Oh dear, that is not a very happy postcard. I'm curious, Kenny, what inspired you to go to Nassau in the first place? The water does look amazing, but I'm not sure that's enough to make up for a half full glass of wine, etc.

Unknown said...

The author has a somewhat limited knowledge of the Bahamaswhich includes the economic and political complexities of this developing nationsince independence from Britain in 1973.

With 90% of it's GDP reliant on services (primarily tourism) foreign investment has been significant over several decades. It should be noted that the 'monstrosity' Atlantis is not owned by Starwood but Brookfield. The resort model has been successful for those wishing to escape their daily lives to a Paradise found.

China has invested close to $5 billion which included calls for massive improvements to the island's infrastructure whihc employeed hundreds of Bahamians. The Chinese labor brought in had the skills to complete the work in the swift time period required. The work force population is just under 190,000 for the country.
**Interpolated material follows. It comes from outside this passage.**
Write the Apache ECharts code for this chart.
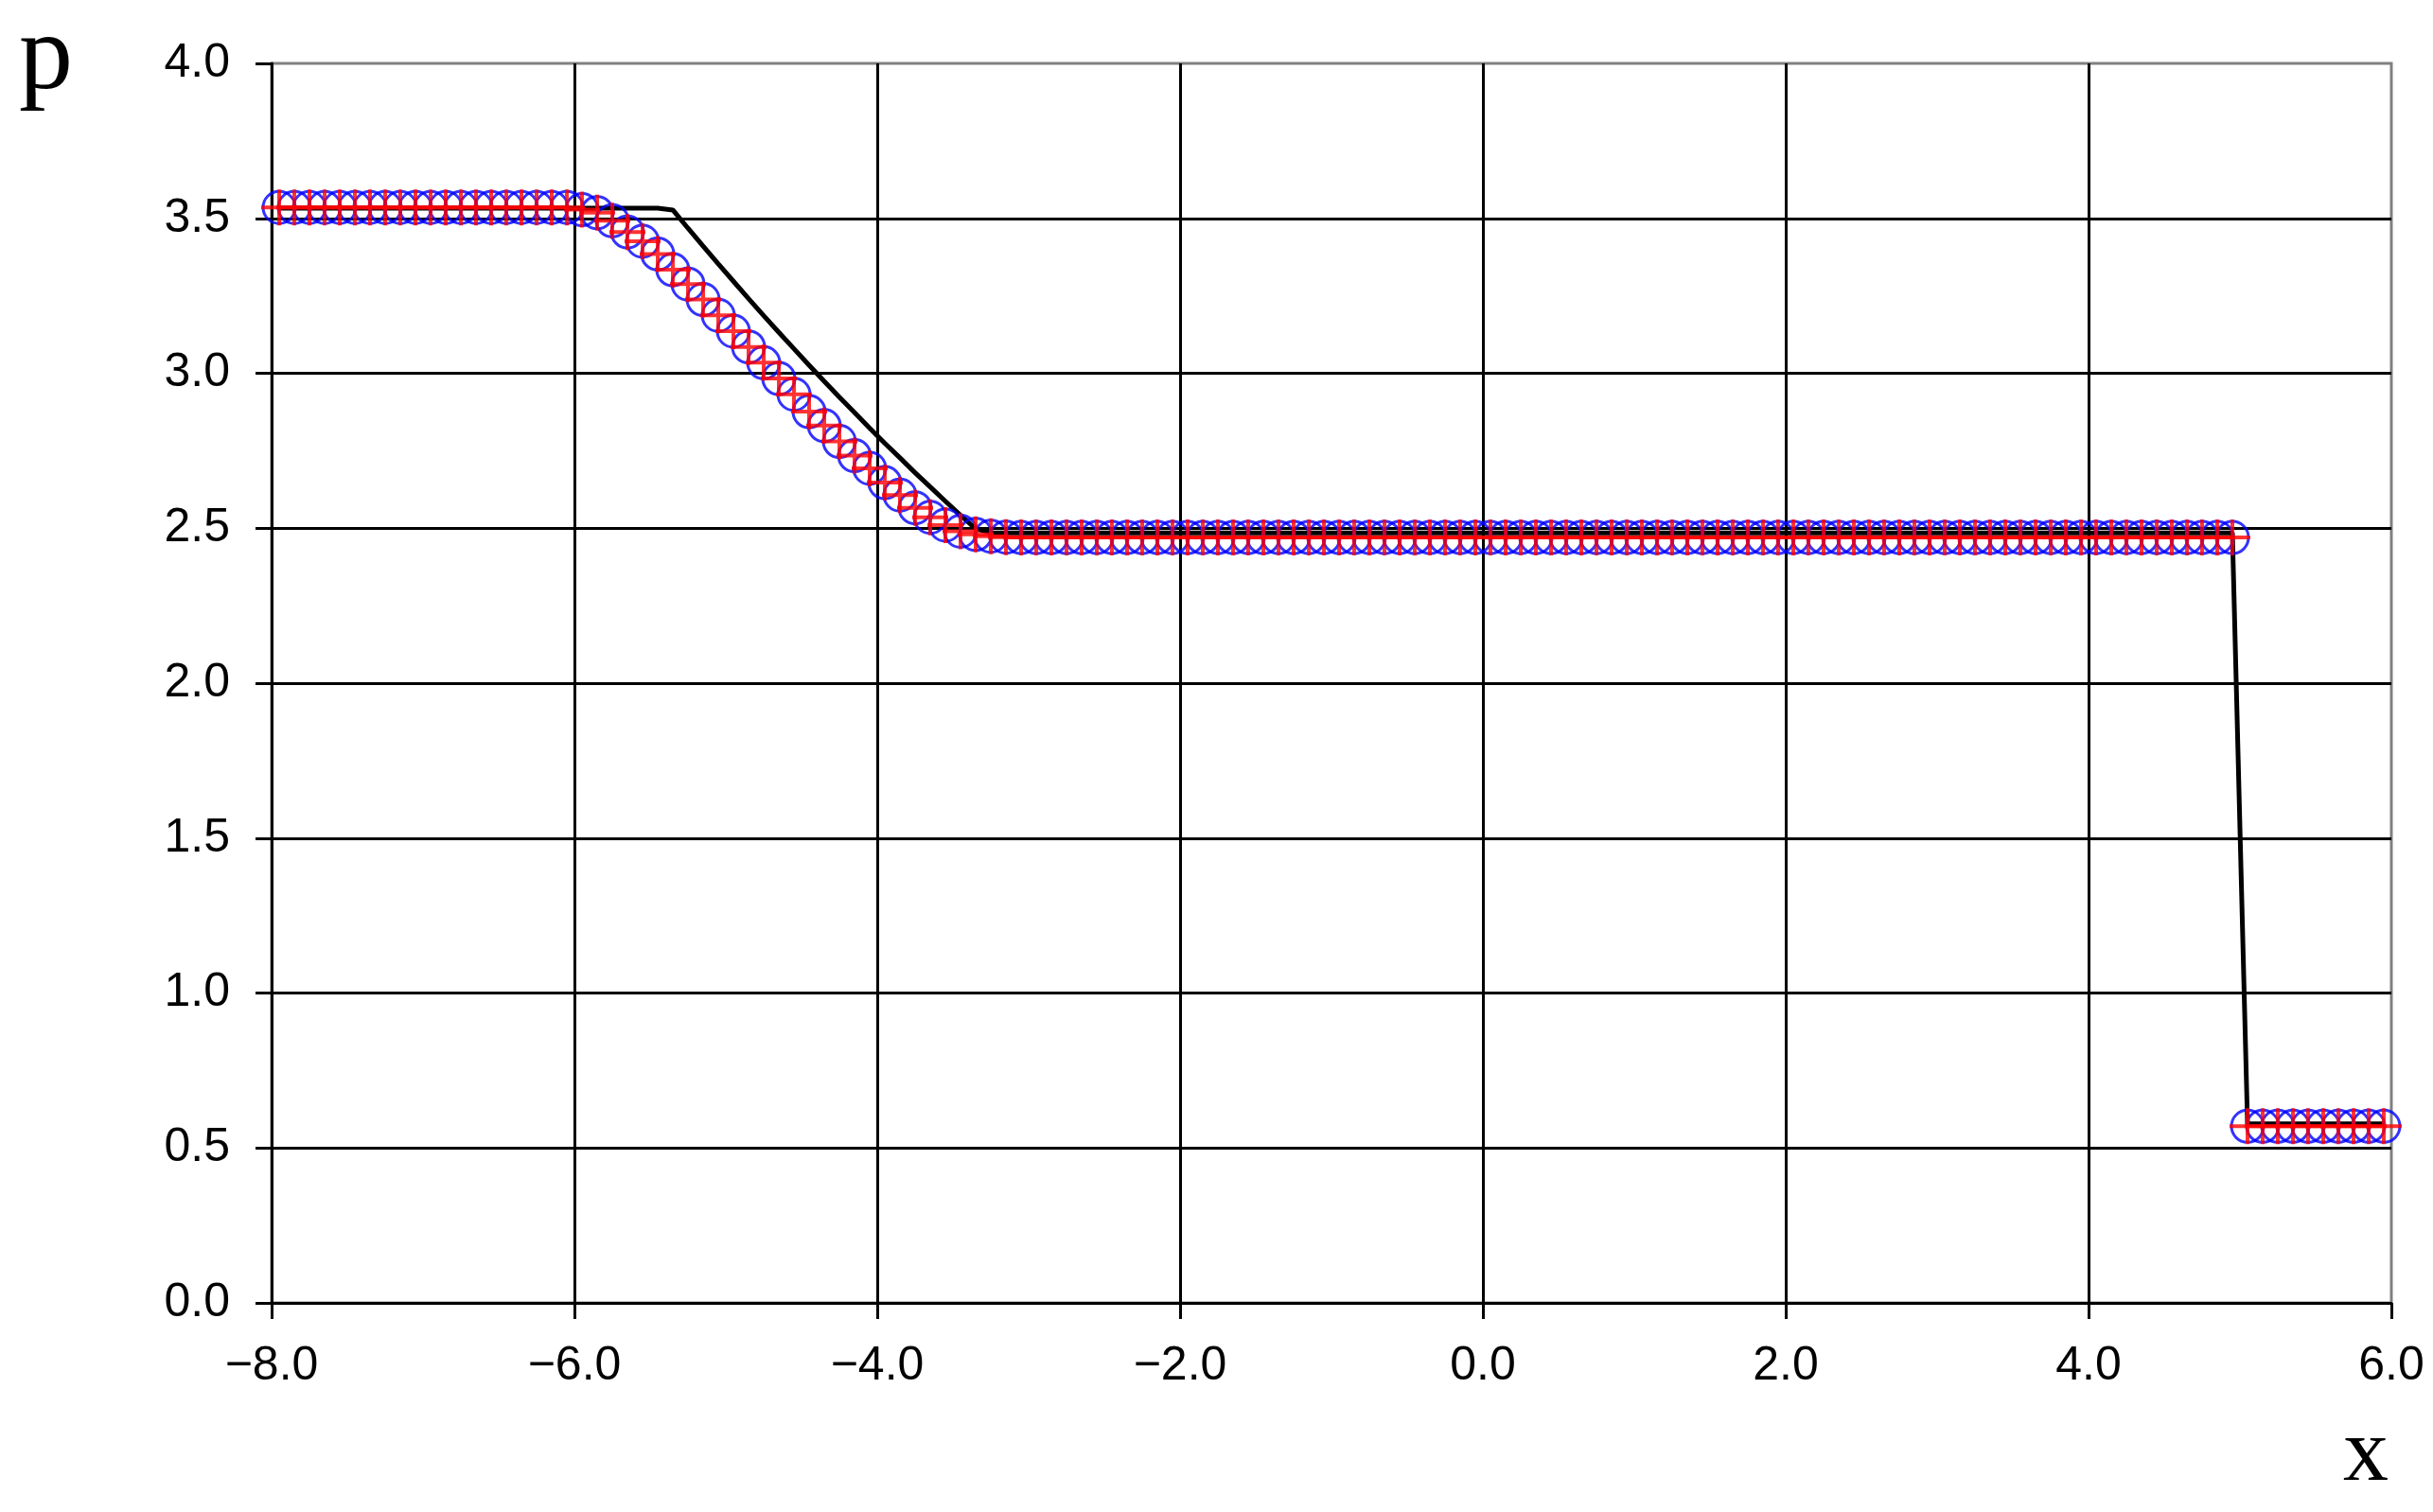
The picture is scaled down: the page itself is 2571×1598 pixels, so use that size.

In this global economy not sure why the author thinks Bahmas may not participate. China holds a large portion of US debt. Why wouldn't Bahmas wish to wiegh their options to remain competitive in this part of the world were travelers have many options.

Oftern when Americans travel abroad they have this lofty notion that the rest of the world should offer the same conveniences they have at home. Witnessed this even in London, when folks visiting The Gap asked if they could pay in dollars or in resturants thinking ice/refridgeration was a given.

Might suggest if the hallways are not cool perhaps consider Ocean Club on Paradise Island for a few more dollars. Trip Advisor might have been a better place for much of the content of this piece and certainkly help Melia with it's transition from Sheraton.

Given the fine writing ususally found in Design Faith would have expected a more textured report beyond water color, rude staff and "plantation economy. Perhaps most disappointing is the dismissive cultural reference to "island time" and all that implies about this country.